(Venise) Absente depuis deux décennies du festival de Venise, la Côte d’Ivoire fait un retour remarqué cette année avec La nuit des Rois, un objet cinématographique non identifié aux confins de la tragédie grecque, du conte des 1001 nuits et de l’univers griot.

Le cinéaste Philippe Lacôte a choisi pour cadre la MACA (Maison d’arrêt et de correction d’Abidjan), décrite par un des personnages comme « la seule prison du monde dirigée par un détenu », en l’occurrence Barbe-Noire. Qui sent sa mort approcher et désigne un jeune détenu, Roman, pour raconter un conte jusqu’au bout de la nuit illuminée par une lune rousse.

Roman, incarné par Koné Bakary dont c’est le premier rôle sur grand écran, choisit de conter la vie tragique de Zama King, leader de la bande criminelle des Microbes.

« Zama, c’est un personnage réel, un chef de gang qui a existé à Abidjan et été lynché après avoir commis de nombreux crimes », confie Philippe Lacôte, dont le précédent long métrage Run a été sélectionné en 2014 à Cannes à Un certain regard.

« Les microbes, ce sont ces gangs de jeunes âgés de 8 à 18 ans qui sèment la violence dans les quartiers populaires d’Abidjan en attaquant à la machette et au couteau [...] Aujourd’hui, ils sont utilisés par le pouvoir en place comme milice pour mater les oppositions », explique-t-il dans un entretien avec l’AFP sur le Lido de Venise.

Mais attention, La nuit des Rois n’est pas un documentaire : la danse et les chants des chœurs de détenus, les sauts dans l’histoire de royaumes africains imaginaires, ou encore la magie de l’univers griot sont invités tour à tour par le réalisateur pour transporter le spectateur dans un tourbillon universel et poétique.

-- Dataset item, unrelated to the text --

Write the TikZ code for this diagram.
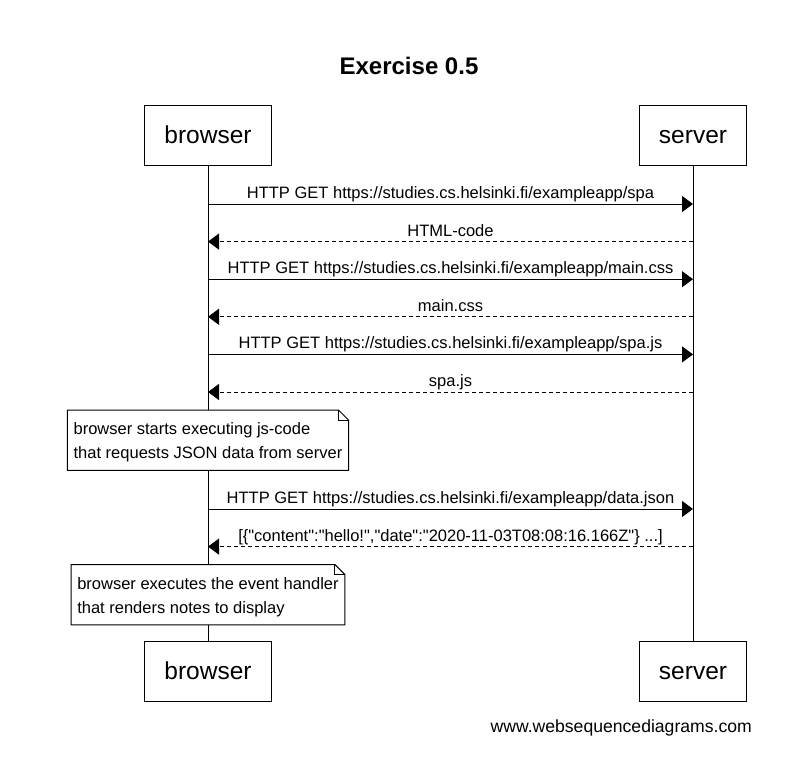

« Jeunesse instrumentalisée »

La violence est aussi omniprésente dans cet univers carcéral de la MACA que Philippe Lacôte, qui a grandi à Abidjan, connaît « depuis longtemps et qui fait partie de (son) imaginaire ». « C’est une prison où j’allais quand j’étais gamin parce que ma mère y était incarcérée pour des raisons politiques. J’ai aussi eu des amis de mon quartier dans cette prison et certains y sont morts ».

Avec ce film présenté à Venise dans la section parallèle Orizzonti (Horizons), le cinéaste ivoirien veut « montrer cette jeunesse prise dans un étau politique ». « La Côte d’Ivoire depuis (l’arrivée au pouvoir du père de l’Indépendance, le président Félix) Houphouët-Boigny est un pays qui est “surpolitisé”, avec des guerres de succession qui ressemblent à celle qu’il y a dans la MACA et qui ne s’arrêtent jamais ».

« On a beaucoup de leaders qui convoitent le pouvoir, qui sont liés à des groupes ethniques, donc c’est quelque chose de difficile à démêler », observe Philippe Lacôte, auteur en 2008 du documentaire Chroniques de guerre en Côte d’Ivoire.

Des images d’actualités, comme celles de l’arrestation de l’ancien président Laurent Gbagbo, viennent d’ailleurs s’incruster dans La nuit des Rois, comme un pont entre le monde confiné de la prison, allégorie des rapports de pouvoir, et la vie du dehors, son triste reflet.

Face à la situation politique confuse dans son pays, où une élection présidentielle se tiendra le 31 octobre, le cinéaste note qu’« aujourd’hui c’est la jeunesse qui est instrumentalisée dans ce conflit ».